THE REQUEST:
Scan the data for "this" and copy the lines it appears in.

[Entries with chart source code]
****************

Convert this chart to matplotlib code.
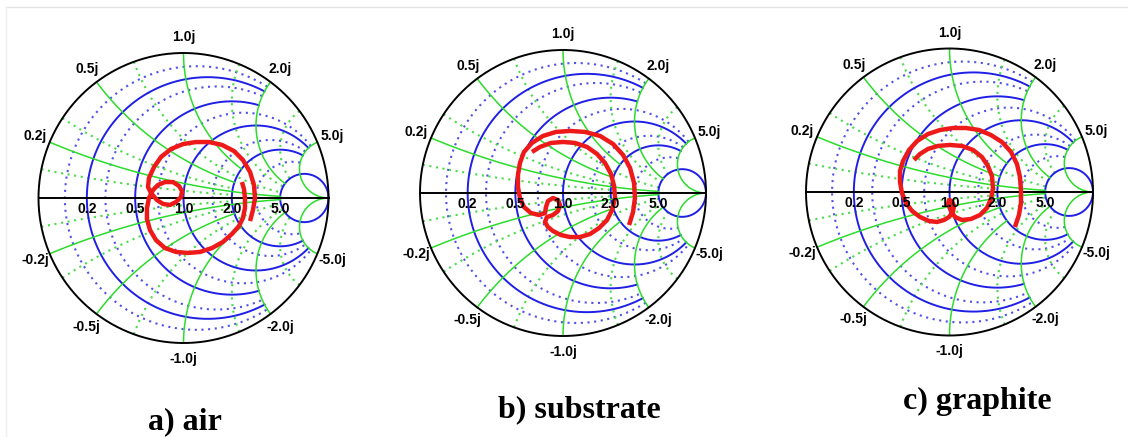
import numpy as np
import matplotlib
matplotlib.use('Agg')
import matplotlib.pyplot as plt
from matplotlib.lines import Line2D

W, H = 1128, 437

# ---- Smith chart grid values ----
r_major = [0.2, 0.5, 1.0, 2.0, 5.0]
r_major_lim = [2, 2, 5, 5, np.inf]
x_major = [0.2, 0.5, 1.0, 2.0, 5.0]
x_major_lim = [5, 2, 2, 5, np.inf]
r_minor = [0.1, 0.3, 0.7, 1.5, 3.0]
r_minor_lim = [2, 2, 5, 5, 5]
x_minor = [0.1, 0.3, 0.7, 1.5, 3.0]
x_minor_lim = [2, 2, 5, 5, 5]

edge_vals = [1.0, 0.5, 2.0, 0.2, 5.0, -0.2, -5.0, -0.5, -2.0, -1.0]
edge_labels = ['1.0j', '0.5j', '2.0j', '0.2j', '5.0j', '-0.2j', '-5.0j', '-0.5j', '-2.0j', '-1.0j']
axis_vals = [0.2, 0.5, 1.0, 2.0, 5.0]
axis_labels = ['0.2', '0.5', '1.0', '2.0', '5.0']

titles = ['a) air', 'b) substrate', 'c) graphite']

# ---- measured reflection coefficient traces (real, imag) ----
air_re = [0.459, 0.479, 0.493, 0.486, 0.459, 0.410, 0.348, 0.266, 0.176, 0.086, -0.003,
          -0.086, -0.155, -0.203, -0.238, -0.245, -0.224,
          -0.183, -0.141, -0.093, -0.052, -0.017, -0.010, -0.031, -0.072, -0.128, -0.176, -0.210,
          -0.238, -0.252, -0.252, -0.231, -0.190, -0.128, -0.052, 0.031, 0.114, 0.197, 0.272,
          0.334, 0.383, 0.410, 0.424, 0.424, 0.417, 0.403]
air_im = [-0.159, -0.083, 0.000, 0.090, 0.179, 0.262, 0.324, 0.366, 0.386, 0.386, 0.372,
          0.338, 0.283, 0.214, 0.138, 0.076, 0.034,
          -0.014, -0.041, -0.048, -0.028, 0.007, 0.048, 0.083, 0.110, 0.110, 0.090, 0.055,
          0.000, -0.069, -0.145, -0.221, -0.290, -0.345, -0.372, -0.379, -0.372, -0.345, -0.303,
          -0.248, -0.193, -0.138, -0.069, 0.000, 0.062, 0.110]

sub_re = [0.462, 0.490, 0.503, 0.497, 0.469, 0.420, 0.350, 0.259, 0.154, 0.049, -0.049,
          -0.140, -0.217, -0.273, -0.301, -0.315, -0.315, -0.301, -0.273, -0.224, -0.168,
          -0.126, -0.119, -0.105, -0.070, -0.035, -0.021, -0.035, -0.070, -0.112, -0.126,
          -0.105, -0.070, -0.014, 0.049, 0.119, 0.189, 0.252, 0.308, 0.343, 0.364, 0.357,
          0.336, 0.294, 0.238, 0.168, 0.084, 0.000, -0.084, -0.161, -0.217]
sub_im = [-0.224, -0.133, -0.035, 0.070, 0.175, 0.266, 0.343, 0.399, 0.427, 0.434, 0.427,
          0.399, 0.350, 0.287, 0.210, 0.126, 0.042, -0.035, -0.098, -0.140, -0.154,
          -0.140, -0.098, -0.056, -0.035, -0.049, -0.084, -0.126, -0.154, -0.168, -0.203,
          -0.238, -0.266, -0.294, -0.308, -0.308, -0.287, -0.245, -0.189, -0.119, -0.035, 0.049,
          0.133, 0.210, 0.273, 0.322, 0.350, 0.357, 0.350, 0.322, 0.287]

gra_re = [-0.247, -0.206, -0.150, -0.080, 0.003, 0.087, 0.164, 0.226, 0.268, 0.296, 0.303,
          0.289, 0.261, 0.213, 0.150, 0.087, 0.038, 0.010, -0.010, -0.003, 0.017, 0.031, 0.024,
          -0.003, -0.038, -0.087, -0.143, -0.206, -0.261, -0.303, -0.331, -0.345, -0.345,
          -0.324, -0.282, -0.226, -0.150, -0.066, 0.024, 0.115, 0.206, 0.289, 0.366, 0.429,
          0.470, 0.491, 0.498, 0.498, 0.484, 0.456]
gra_im = [0.223, 0.265, 0.300, 0.321, 0.328, 0.321, 0.293, 0.244, 0.181, 0.111, 0.028,
          -0.049, -0.111, -0.160, -0.188, -0.195, -0.174, -0.132, -0.084, -0.056, -0.063, -0.098,
          -0.139, -0.174, -0.195, -0.209, -0.202, -0.174, -0.132, -0.077, -0.007, 0.070, 0.146,
          0.216, 0.293, 0.355, 0.404, 0.432, 0.446, 0.446, 0.432, 0.397, 0.348, 0.279,
          0.195, 0.105, 0.014, -0.077, -0.160, -0.244]

traces = [(air_re, air_im), (sub_re, sub_im), (gra_re, gra_im)]

# ---- layout (pixel centres / radii of the charts, title baselines) ----
centers = [(183.5, 198.0, 145.0), (563.0, 193.0, 143.0), (949.5, 192.0, 143.5)]
title_pos = [(185, 429), (579, 417), (977, 409.5)]

BLUE = '#1f1fe6'
GREEN = '#2bdc2b'
BLUE_DOT = '#5050f0'
GREEN_DOT = '#48dd48'
RED = '#ee1a1a'


def r_circle(r, lim):
    phi = np.linspace(1e-4, 2 * np.pi - 1e-4, 3000)
    g = r / (1 + r) + np.exp(1j * phi) / (1 + r)
    z = (1 + g) / (1 - g)
    return g[np.abs(z.imag) <= lim]


def x_arc(x, lim):
    tmax = np.arctan(lim) if np.isfinite(lim) else np.pi / 2 - 1e-5
    t = np.linspace(0, tmax, 1500)
    z = np.tan(t) + 1j * x
    return (z - 1) / (z + 1)


fig = plt.figure(figsize=(W / 100, H / 100), dpi=100)
fig.patch.set_facecolor('white')

fig.add_artist(Line2D([6 / W, 1], [1 - 7 / H, 1 - 7 / H], color='#e3e3e3', lw=1.0))
fig.add_artist(Line2D([6 / W, 6 / W], [0, 1 - 7 / H], color='#ededed', lw=1.0))

L = 1.25
lab_font = dict(family='Liberation Sans', fontweight='bold', fontsize=10, color='black')

for (cx, cy, R), (tre, tim), title, (tx, ty) in zip(centers, traces, titles, title_pos):
    ax = fig.add_axes([(cx - L * R) / W, 1 - (cy + L * R) / H, 2 * L * R / W, 2 * L * R / H])
    ax.set_xlim(-L, L)
    ax.set_ylim(-L, L)
    ax.axis('off')

    for r, lim in zip(r_minor, r_minor_lim):
        g = r_circle(r, lim)
        ax.plot(g.real, g.imag, color=BLUE_DOT, lw=1.5, ls=(0, (1, 2.2)), zorder=1)
    for x, lim in zip(x_minor, x_minor_lim):
        for s in (1, -1):
            g = x_arc(s * x, lim)
            ax.plot(g.real, g.imag, color=GREEN_DOT, lw=1.5, ls=(0, (1, 2.2)), zorder=1)

    for r, lim in zip(r_major, r_major_lim):
        g = r_circle(r, lim)
        ax.plot(g.real, g.imag, color=BLUE, lw=1.4, zorder=2)
    for x, lim in zip(x_major, x_major_lim):
        for s in (1, -1):
            g = x_arc(s * x, lim)
            ax.plot(g.real, g.imag, color=GREEN, lw=1.1, zorder=2)

    th = np.linspace(0, 2 * np.pi, 600)
    ax.plot(np.cos(th), np.sin(th), color='black', lw=1.4, zorder=3)
    ax.plot([-1, 1], [0, 0], color='black', lw=1.4, zorder=3)

    for v, lab in zip(edge_vals, edge_labels):
        ge = (1j * v - 1) / (1j * v + 1)
        p = 1.11 * ge
        ax.text(p.real, p.imag, lab, ha='center', va='center', **lab_font, zorder=5)
    for v, lab in zip(axis_vals, axis_labels):
        gx = (v - 1) / (v + 1)
        ax.text(gx, -0.075, lab, ha='center', va='center', **lab_font, zorder=5)

    ax.plot(tre, tim, color=RED, lw=3.2, solid_capstyle='butt', solid_joinstyle='round', zorder=4)

    fig.text(tx / W, 1 - ty / H, title, ha='center', va='baseline',
             family='Liberation Serif', fontweight='bold', fontsize=23)

fig.savefig('out.png', dpi=100, facecolor='white')
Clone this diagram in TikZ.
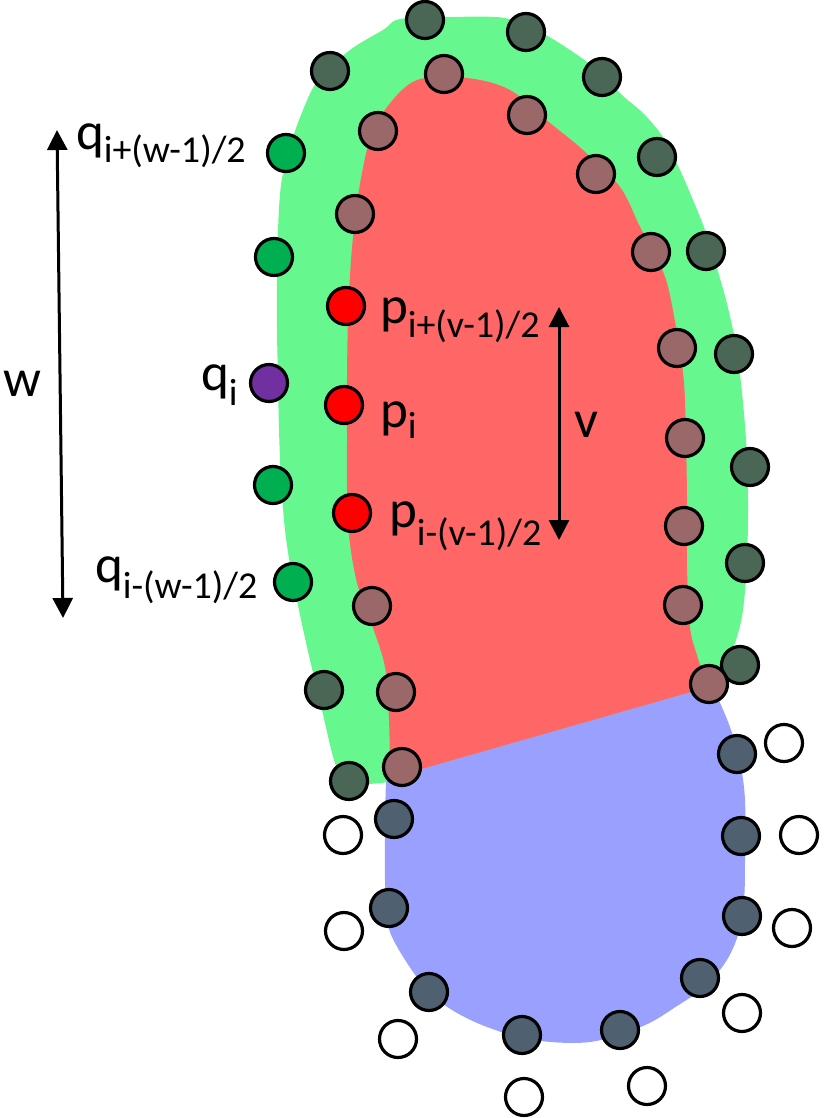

****************

TASK RESULT:
Convert this chart to matplotlib code.
Clone this diagram in TikZ.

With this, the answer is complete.